Se prendiamo atto della preponderanza delle festività religiose nel nostro calendario, non possiamo disconoscere che questo costituisca un riconoscimento, un privilegio, a favore di una specifica religione ancorché di maggioranza e questa situazione crea una evidente discriminazione verso i credenti non cattolici e per quelli che non credono affatto al soprannaturale. La discriminazione non è comunemente avvertita, ormai assimilata e acquisita dalla mentalità comune, ma sarà pronta a riemergere ed imporsi alla nostra attenzione nel momento in cui minoranze religiose richiederanno per sé con voce sempre più alta parte di quegli stessi privilegi, come le festività religiose, che vedono copiosamente concessi alla religione di maggioranza.

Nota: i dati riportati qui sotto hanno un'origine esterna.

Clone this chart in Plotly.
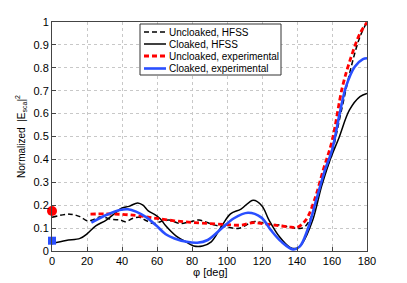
import plotly.graph_objects as go

# Cloaked, HFSS (black solid)
ch_x = [0, 8, 16, 20, 25, 31, 36, 40, 44, 49, 52, 55, 59, 62, 65, 71, 77, 81, 86, 91, 97, 102, 108, 115, 120, 124, 130, 136, 140, 143, 149, 154, 159, 164, 170, 176, 180]
ch_y = [0.032, 0.046, 0.055, 0.075, 0.11, 0.135, 0.165, 0.188, 0.195, 0.21, 0.2, 0.175, 0.158, 0.14, 0.11, 0.065, 0.038, 0.022, 0.022, 0.04, 0.109, 0.162, 0.183, 0.222, 0.197, 0.135, 0.062, 0.016, 0.012, 0.033, 0.135, 0.281, 0.40, 0.495, 0.616, 0.674, 0.688]

# Uncloaked, HFSS (black dashed)
uh_x = [0, 10, 16, 20, 23, 28, 34, 39, 42, 46, 50, 54, 58, 62, 67, 73, 79, 84, 93, 100, 107, 115, 122, 130, 140, 144, 149, 154, 160, 165, 171, 176, 180]
uh_y = [0.147, 0.161, 0.15, 0.132, 0.135, 0.15, 0.138, 0.135, 0.128, 0.142, 0.147, 0.132, 0.12, 0.128, 0.135, 0.12, 0.128, 0.135, 0.113, 0.105, 0.099, 0.128, 0.12, 0.113, 0.099, 0.103, 0.164, 0.295, 0.43, 0.60, 0.805, 0.936, 1.0]

# Uncloaked, experimental (red dashed)
ue_x = [22, 30, 40, 48, 55, 60, 70, 80, 90, 100, 108, 115, 120, 127, 135, 140, 145, 150, 155, 160, 166, 171, 176, 180]
ue_y = [0.161, 0.162, 0.16, 0.155, 0.148, 0.142, 0.132, 0.125, 0.12, 0.115, 0.113, 0.124, 0.12, 0.113, 0.106, 0.103, 0.135, 0.223, 0.354, 0.48, 0.718, 0.849, 0.95, 0.998]

# Cloaked, experimental (blue solid)
ce_x = [22.5, 31, 38.7, 43.4, 48, 54, 59.6, 65, 70, 77, 83, 89, 97, 104, 112, 119.5, 125, 131, 137.7, 141.5, 146, 151, 156, 160, 164.4, 168, 173, 177.7, 180]
ce_y = [0.124, 0.157, 0.179, 0.182, 0.172, 0.147, 0.111, 0.073, 0.055, 0.04, 0.036, 0.048, 0.099, 0.143, 0.167, 0.147, 0.092, 0.041, 0.007, 0.019, 0.092, 0.223, 0.354, 0.44, 0.601, 0.718, 0.805, 0.838, 0.842]

# markers at phi = 0
red_pt = [0, 0.175]
blue_pt = [0, 0.045]

x_ticks = [0, 20, 40, 60, 80, 100, 120, 140, 160, 180]
y_ticks = [0, 0.1, 0.2, 0.3, 0.4, 0.5, 0.6, 0.7, 0.8, 0.9, 1]
y_tick_text = ["0", "0.1", "0.2", "0.3", "0.4", "0.5", "0.6", "0.7", "0.8", "0.9", "1"]

legend_names = ["Uncloaked, HFSS", "Cloaked, HFSS", "Uncloaked, experimental", "Cloaked, experimental"]
legend_styles = [("black", 1.5, "5px,3px"), ("black", 1.5, "solid"), ("#ff0000", 2.8, "5px,3px"), ("#2a4fff", 2.6, "solid")]

FONT = "Liberation Sans, Arial, sans-serif"
OFF = 8  # default page body margin
L, T = 44, 14
PW, PH = 315, 229
R, B = 32, 32
W, H = L + PW + R, T + PH + B

def px_x(p):
    return (p - OFF - L) / PW

def px_y(p):
    return (T + PH - (p - OFF)) / PH

fig = go.Figure()
series = [(uh_x, uh_y), (ch_x, ch_y), (ue_x, ue_y), (ce_x, ce_y)]
for (xs, ys), name, (col, wd, dash) in zip(series, legend_names, legend_styles):
    fig.add_trace(go.Scatter(x=xs, y=ys, mode="lines", name=name, showlegend=False,
                             line=dict(color=col, width=wd, dash=dash, shape="spline")))
fig.add_trace(go.Scatter(x=[red_pt[0]], y=[red_pt[1]], mode="markers", showlegend=False,
                         marker=dict(color="#ff0000", size=10, symbol="circle"), cliponaxis=False))
fig.add_trace(go.Scatter(x=[blue_pt[0]], y=[blue_pt[1]], mode="markers", showlegend=False,
                         marker=dict(color="#2a4fff", size=8, symbol="square"), cliponaxis=False))

# compact legend box (MATLAB style)
fig.add_shape(type="rect", xref="paper", yref="paper",
              x0=px_x(140), x1=px_x(281), y0=px_y(75), y1=px_y(24),
              line=dict(color="#333", width=1), fillcolor="white", layer="above")
rows = [32, 44, 56, 68.5]
for ry, name, (col, wd, dash) in zip(rows, legend_names, legend_styles):
    fig.add_shape(type="line", xref="paper", yref="paper",
                  x0=px_x(144), x1=px_x(166), y0=px_y(ry), y1=px_y(ry),
                  line=dict(color=col, width=wd, dash=dash), layer="above")
    fig.add_annotation(xref="paper", yref="paper", x=px_x(167), y=px_y(ry),
                       xanchor="left", yanchor="middle", showarrow=False, text=name,
                       font=dict(family=FONT, size=10, color="black"))

# x-axis title placed below tick labels
fig.add_annotation(xref="paper", yref="paper", x=px_x(210), y=px_y(272),
                   xanchor="center", yanchor="middle", showarrow=False, text="φ [deg]",
                   font=dict(family=FONT, size=11, color="black"))

axis_common = dict(showline=True, linecolor="#444", linewidth=1, mirror=True,
                   ticks="inside", ticklen=4, tickcolor="#444", automargin=False,
                   showgrid=True, gridcolor="#c8c8c8", griddash="dot", gridwidth=1,
                   zeroline=False, tickfont=dict(family=FONT, size=11, color="black"))

fig.update_xaxes(range=[0, 180], tickvals=x_ticks, **axis_common)
fig.update_yaxes(range=[0, 1], tickvals=y_ticks, ticktext=y_tick_text, **axis_common,
                 title=dict(text="Normalized  |E<sub>sca</sub>|<sup>2</sup>", font=dict(family=FONT, size=10, color="black"), standoff=6))

fig.update_layout(
    width=W, height=H,
    margin=dict(l=L, r=R, t=T, b=B),
    plot_bgcolor="white", paper_bgcolor="white",
    showlegend=False,
)
fig.write_html("out.html")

Già in Francia qualcuno ha proposto di abolire due festività cristiane e sostituirle con la festività ebraica dello Yom Kippur e con la Festa del sacrificio islamico. E in Italia quando avremo richieste analoghe come potremo opporci a queste legittime istanze?
Anche per il calendario, come per il ben più importante problema dell’esposizione dei simboli religiosi, quando emergeranno i conflitti latenti la soluzione non si troverà nella concessione di privilegi e deroghe, ma al contrario nella loro totale eliminazione.
E nel caso del calendario la via da seguire non sarà quella della moltiplicazione delle festività ma di una profonda ristrutturazione che preveda le sole festività che celebrino valori davvero condivisi e accettati da tutti i cittadini. Festività che siano fonte di unità e di riconoscimento reciproco, primo tra tutti il valore della Laicità.
A quando allora la celebrazione di una Festa nazionale della laicità ?

Dagoberto Frattaroli

(1) Una legge del 2004 fa divieto di indossare simboli religiosi ostensivi nelle scuole. Una successiva legge del 2010 proibisce il velo integrale in pubblico.